Repeat word for word the lines from the top of the records through the line containing "Arial, Helvetica, sans-serif';", and skip the pictures.

··· Input data ···

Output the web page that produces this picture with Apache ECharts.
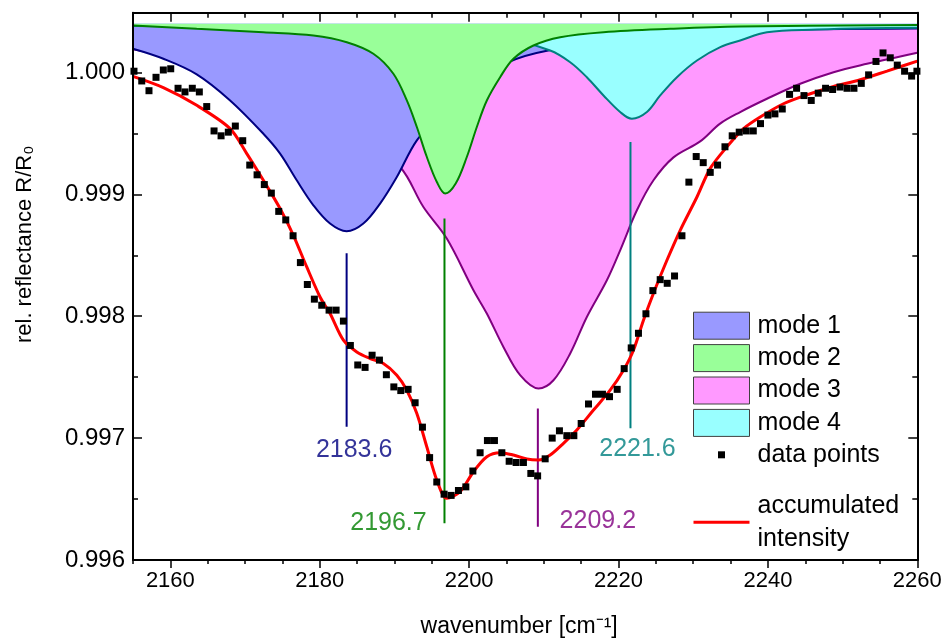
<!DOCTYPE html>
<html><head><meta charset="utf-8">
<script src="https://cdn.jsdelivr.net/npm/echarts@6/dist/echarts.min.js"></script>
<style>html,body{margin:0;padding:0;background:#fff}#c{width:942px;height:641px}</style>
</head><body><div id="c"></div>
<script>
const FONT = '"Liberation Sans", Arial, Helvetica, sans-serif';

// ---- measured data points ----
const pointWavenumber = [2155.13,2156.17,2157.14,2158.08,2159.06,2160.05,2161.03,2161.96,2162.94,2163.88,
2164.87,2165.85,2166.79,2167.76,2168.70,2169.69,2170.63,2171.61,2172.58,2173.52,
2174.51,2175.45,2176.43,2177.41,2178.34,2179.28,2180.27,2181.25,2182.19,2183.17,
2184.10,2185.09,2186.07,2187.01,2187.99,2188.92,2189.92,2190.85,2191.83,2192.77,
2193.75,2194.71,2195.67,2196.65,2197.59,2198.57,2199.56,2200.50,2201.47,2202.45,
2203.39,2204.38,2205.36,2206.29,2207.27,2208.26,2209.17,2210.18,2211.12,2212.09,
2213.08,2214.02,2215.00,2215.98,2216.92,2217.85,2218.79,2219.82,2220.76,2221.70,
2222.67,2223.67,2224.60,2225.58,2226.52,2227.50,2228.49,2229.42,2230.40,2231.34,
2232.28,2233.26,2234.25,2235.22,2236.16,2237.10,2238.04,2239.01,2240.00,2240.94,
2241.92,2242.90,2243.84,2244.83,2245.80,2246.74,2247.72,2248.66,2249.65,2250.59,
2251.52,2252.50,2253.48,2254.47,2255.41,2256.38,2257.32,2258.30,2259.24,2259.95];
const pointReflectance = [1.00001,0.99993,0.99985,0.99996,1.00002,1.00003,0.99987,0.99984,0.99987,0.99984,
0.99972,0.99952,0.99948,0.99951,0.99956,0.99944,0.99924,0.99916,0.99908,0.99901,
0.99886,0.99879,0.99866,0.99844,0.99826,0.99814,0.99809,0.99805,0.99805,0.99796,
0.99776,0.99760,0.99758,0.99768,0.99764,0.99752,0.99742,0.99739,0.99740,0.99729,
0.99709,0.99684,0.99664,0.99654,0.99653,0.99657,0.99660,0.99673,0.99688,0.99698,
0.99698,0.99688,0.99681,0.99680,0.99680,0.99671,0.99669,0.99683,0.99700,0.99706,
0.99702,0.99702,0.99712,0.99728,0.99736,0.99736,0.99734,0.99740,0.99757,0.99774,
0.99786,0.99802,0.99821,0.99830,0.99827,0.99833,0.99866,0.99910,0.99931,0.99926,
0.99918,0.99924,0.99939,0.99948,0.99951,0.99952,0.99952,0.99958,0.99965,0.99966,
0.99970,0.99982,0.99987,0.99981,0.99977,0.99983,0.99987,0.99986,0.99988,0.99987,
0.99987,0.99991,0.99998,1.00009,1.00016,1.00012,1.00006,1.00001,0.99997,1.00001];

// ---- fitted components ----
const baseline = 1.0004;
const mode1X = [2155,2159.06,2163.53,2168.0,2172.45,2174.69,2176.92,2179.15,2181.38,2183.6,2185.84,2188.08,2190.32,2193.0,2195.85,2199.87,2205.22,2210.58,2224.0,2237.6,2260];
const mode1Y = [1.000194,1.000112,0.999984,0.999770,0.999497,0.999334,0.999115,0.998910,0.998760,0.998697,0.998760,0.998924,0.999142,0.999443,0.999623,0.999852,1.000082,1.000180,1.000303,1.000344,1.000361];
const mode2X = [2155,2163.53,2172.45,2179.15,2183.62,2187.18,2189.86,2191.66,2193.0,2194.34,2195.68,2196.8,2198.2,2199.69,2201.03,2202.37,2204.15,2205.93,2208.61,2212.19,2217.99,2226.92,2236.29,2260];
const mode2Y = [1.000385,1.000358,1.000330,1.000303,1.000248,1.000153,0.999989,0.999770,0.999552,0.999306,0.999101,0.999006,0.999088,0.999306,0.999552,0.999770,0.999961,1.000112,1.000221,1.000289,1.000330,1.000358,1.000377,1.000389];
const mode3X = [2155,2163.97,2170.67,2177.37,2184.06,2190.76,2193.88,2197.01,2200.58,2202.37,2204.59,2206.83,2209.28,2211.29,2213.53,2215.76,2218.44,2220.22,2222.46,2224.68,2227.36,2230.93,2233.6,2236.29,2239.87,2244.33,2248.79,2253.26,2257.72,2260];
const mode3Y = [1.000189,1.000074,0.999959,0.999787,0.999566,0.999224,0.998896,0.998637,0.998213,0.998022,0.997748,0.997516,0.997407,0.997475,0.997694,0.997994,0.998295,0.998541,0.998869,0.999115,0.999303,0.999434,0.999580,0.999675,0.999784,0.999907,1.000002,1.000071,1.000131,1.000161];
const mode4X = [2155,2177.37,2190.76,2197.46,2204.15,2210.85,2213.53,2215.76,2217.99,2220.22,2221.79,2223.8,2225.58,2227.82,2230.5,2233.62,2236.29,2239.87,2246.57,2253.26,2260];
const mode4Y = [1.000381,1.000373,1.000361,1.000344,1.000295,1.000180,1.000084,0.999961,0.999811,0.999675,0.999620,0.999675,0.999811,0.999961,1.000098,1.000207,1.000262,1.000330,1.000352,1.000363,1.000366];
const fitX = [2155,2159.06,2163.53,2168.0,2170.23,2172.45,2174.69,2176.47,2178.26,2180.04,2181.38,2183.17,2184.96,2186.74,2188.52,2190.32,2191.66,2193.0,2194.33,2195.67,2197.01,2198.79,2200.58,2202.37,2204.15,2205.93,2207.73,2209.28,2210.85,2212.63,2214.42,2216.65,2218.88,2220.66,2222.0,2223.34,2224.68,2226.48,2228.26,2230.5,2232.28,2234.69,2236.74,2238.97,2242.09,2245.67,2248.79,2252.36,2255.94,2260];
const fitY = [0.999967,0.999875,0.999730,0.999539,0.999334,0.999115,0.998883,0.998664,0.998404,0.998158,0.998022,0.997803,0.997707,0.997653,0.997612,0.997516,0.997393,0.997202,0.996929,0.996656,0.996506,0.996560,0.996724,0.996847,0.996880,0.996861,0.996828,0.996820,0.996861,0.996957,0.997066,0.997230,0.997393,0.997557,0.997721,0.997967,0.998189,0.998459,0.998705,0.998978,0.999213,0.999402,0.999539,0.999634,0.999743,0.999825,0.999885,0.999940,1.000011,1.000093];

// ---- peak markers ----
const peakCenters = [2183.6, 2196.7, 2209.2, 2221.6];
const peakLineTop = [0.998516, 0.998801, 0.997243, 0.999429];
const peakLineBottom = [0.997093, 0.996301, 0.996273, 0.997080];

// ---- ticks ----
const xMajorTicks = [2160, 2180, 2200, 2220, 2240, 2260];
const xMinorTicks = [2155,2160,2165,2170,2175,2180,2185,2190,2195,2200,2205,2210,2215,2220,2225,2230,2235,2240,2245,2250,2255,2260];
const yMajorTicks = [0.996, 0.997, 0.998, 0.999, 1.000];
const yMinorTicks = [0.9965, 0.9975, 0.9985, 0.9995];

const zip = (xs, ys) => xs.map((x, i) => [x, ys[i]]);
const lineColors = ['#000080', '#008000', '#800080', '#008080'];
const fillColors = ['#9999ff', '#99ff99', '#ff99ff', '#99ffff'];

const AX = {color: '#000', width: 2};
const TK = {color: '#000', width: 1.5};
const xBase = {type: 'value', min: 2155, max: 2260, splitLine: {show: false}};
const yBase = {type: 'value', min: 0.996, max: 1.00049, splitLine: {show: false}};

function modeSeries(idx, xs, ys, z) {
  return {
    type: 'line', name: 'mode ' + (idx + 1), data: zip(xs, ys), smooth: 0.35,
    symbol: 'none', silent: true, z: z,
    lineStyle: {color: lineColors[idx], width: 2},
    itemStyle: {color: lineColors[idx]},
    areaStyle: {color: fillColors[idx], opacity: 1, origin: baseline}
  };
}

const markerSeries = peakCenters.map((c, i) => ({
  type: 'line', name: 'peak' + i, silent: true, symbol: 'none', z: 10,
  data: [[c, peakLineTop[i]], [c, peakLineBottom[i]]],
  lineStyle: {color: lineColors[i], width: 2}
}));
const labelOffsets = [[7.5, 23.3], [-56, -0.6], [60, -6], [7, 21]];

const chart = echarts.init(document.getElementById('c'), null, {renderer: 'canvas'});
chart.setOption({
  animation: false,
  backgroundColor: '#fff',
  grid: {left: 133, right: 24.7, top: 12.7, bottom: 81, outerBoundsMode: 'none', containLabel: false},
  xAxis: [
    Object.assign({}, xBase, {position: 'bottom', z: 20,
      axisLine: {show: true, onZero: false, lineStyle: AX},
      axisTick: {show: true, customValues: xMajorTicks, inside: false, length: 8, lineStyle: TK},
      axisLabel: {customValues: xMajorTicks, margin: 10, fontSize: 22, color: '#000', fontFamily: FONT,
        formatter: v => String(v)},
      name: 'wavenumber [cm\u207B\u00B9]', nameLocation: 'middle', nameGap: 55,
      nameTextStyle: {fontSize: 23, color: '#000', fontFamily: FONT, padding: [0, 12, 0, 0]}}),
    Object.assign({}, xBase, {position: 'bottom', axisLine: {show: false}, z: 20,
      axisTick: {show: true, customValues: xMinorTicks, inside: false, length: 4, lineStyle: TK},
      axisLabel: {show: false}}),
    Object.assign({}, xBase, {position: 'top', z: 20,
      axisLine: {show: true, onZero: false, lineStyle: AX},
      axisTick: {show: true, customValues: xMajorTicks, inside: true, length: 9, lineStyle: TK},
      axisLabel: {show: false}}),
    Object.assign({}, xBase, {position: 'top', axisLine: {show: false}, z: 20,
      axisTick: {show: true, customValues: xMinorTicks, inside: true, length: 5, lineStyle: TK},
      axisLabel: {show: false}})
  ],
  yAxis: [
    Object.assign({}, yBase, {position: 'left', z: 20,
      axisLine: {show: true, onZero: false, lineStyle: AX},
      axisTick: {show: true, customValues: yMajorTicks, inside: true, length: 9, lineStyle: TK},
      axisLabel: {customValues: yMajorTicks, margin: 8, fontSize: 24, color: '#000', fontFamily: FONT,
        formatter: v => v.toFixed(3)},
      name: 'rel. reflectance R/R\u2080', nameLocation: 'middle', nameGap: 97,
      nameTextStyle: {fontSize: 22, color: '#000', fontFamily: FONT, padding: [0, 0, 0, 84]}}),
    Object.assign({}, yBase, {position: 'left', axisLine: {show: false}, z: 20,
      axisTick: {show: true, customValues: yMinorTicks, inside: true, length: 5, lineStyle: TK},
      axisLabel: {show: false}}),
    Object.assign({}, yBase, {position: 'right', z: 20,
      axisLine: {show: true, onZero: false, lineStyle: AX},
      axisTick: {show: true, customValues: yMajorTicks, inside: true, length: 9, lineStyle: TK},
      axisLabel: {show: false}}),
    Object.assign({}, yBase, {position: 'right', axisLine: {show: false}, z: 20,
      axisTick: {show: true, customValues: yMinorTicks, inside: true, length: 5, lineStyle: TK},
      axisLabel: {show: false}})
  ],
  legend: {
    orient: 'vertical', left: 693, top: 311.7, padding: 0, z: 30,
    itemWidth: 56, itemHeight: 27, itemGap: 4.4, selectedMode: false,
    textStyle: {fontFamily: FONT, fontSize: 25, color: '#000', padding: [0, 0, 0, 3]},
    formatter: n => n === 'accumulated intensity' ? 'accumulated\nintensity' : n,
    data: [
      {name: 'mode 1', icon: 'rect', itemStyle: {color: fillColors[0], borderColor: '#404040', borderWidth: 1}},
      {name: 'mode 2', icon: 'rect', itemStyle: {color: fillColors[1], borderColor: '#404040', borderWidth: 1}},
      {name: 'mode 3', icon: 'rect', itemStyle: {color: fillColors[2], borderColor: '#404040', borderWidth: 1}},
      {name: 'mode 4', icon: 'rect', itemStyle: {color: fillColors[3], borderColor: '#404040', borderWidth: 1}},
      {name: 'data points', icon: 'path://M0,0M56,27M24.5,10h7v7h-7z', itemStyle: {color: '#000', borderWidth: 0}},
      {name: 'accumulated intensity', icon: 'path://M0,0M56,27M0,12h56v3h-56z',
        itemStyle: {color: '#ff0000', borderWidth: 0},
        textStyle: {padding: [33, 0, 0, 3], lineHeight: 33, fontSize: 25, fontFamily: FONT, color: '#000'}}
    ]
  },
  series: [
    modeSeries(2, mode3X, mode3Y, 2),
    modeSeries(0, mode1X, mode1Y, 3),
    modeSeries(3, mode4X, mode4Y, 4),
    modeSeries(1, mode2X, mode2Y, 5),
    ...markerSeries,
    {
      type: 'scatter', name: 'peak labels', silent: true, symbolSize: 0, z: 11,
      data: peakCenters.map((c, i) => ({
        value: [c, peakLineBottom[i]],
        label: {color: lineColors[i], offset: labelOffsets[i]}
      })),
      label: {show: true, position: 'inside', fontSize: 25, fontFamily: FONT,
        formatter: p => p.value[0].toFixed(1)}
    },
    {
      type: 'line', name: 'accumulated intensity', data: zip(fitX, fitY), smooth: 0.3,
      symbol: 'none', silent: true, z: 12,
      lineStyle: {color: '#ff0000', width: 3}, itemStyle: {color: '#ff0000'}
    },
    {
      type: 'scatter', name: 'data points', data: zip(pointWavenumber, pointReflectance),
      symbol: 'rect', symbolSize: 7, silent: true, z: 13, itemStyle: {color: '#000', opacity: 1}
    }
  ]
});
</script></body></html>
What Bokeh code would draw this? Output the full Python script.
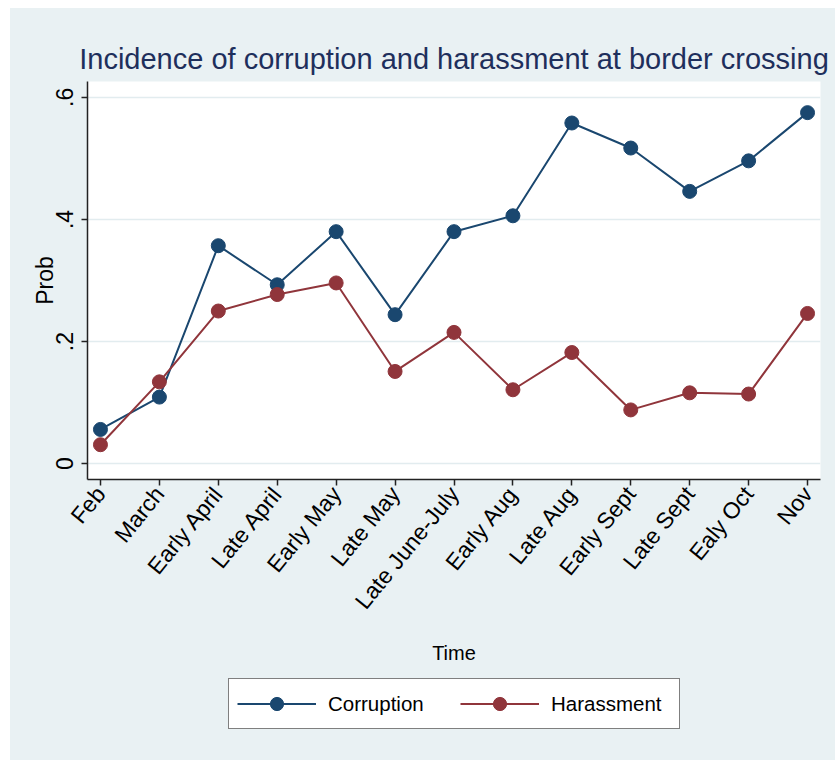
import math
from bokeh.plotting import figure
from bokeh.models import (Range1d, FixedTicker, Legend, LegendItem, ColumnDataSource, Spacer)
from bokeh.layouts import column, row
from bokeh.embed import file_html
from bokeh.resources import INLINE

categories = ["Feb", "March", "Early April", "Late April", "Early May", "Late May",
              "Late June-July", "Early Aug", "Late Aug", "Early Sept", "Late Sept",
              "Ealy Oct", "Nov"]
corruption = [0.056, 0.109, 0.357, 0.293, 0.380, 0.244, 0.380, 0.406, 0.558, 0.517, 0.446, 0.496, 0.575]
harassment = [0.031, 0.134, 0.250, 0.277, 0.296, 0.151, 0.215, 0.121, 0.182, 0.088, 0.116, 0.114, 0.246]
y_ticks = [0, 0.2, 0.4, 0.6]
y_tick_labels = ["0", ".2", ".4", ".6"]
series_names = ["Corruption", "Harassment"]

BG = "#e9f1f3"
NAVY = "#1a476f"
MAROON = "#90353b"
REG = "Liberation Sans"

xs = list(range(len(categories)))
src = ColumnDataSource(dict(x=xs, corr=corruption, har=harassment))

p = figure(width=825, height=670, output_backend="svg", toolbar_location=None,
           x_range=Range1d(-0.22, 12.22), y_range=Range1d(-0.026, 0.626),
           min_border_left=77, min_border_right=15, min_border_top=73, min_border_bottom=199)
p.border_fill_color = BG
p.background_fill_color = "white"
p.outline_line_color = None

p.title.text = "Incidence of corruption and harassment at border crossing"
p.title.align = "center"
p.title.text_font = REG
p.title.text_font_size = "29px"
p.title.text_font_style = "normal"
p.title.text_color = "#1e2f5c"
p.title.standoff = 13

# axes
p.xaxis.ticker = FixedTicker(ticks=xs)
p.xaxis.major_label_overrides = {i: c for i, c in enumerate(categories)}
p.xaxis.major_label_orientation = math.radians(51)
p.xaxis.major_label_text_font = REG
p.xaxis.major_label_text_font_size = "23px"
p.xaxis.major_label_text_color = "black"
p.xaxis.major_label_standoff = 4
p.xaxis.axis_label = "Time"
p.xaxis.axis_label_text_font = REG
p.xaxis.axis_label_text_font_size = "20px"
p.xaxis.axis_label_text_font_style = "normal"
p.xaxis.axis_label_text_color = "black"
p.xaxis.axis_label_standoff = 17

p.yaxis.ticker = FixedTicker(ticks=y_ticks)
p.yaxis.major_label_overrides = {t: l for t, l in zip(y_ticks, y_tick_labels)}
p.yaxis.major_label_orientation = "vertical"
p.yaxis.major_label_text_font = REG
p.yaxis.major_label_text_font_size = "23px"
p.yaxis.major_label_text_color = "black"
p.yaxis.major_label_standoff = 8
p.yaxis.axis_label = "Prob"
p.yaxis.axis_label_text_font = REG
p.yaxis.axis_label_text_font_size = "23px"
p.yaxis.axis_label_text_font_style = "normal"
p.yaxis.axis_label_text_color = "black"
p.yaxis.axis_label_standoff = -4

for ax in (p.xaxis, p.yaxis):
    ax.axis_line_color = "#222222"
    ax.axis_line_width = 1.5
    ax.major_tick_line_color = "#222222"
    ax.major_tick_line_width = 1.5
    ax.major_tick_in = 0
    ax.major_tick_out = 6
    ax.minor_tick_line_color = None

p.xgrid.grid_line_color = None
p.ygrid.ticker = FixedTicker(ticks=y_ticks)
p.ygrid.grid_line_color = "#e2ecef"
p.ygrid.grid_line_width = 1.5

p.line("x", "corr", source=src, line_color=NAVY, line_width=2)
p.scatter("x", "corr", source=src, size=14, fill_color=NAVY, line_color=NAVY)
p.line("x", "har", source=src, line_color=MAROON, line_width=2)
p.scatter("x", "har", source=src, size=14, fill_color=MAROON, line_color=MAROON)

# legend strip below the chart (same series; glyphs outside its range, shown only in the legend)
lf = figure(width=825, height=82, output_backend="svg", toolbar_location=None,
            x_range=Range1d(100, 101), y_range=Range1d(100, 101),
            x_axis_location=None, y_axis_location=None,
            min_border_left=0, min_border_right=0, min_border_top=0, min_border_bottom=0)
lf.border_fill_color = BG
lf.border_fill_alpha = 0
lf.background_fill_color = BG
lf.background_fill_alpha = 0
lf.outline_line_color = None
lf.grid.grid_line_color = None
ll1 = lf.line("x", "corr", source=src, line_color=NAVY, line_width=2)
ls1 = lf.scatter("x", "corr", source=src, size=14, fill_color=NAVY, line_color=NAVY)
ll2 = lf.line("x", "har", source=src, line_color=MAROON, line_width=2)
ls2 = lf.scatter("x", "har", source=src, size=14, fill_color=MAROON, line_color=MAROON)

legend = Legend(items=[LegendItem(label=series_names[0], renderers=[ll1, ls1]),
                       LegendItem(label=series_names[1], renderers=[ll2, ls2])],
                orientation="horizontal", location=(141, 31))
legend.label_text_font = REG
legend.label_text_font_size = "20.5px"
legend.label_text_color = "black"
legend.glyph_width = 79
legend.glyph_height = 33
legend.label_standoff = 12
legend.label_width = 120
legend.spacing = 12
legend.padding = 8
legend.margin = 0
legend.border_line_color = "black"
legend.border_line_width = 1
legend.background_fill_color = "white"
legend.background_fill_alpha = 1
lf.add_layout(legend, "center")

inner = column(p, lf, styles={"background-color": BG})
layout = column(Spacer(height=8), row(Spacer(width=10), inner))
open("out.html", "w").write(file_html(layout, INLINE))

···

Solved problem
Output the web page that produces this picture with Apache ECharts.
<!DOCTYPE html>
<html><head><meta charset="utf-8">
<script src="https://cdn.jsdelivr.net/npm/echarts@6/dist/echarts.min.js"></script>
<style>html,body{margin:0;padding:0;background:#fff}#c{width:942px;height:641px}</style>
</head><body><div id="c"></div>
<script>
const FONT = '"Liberation Sans", Arial, Helvetica, sans-serif';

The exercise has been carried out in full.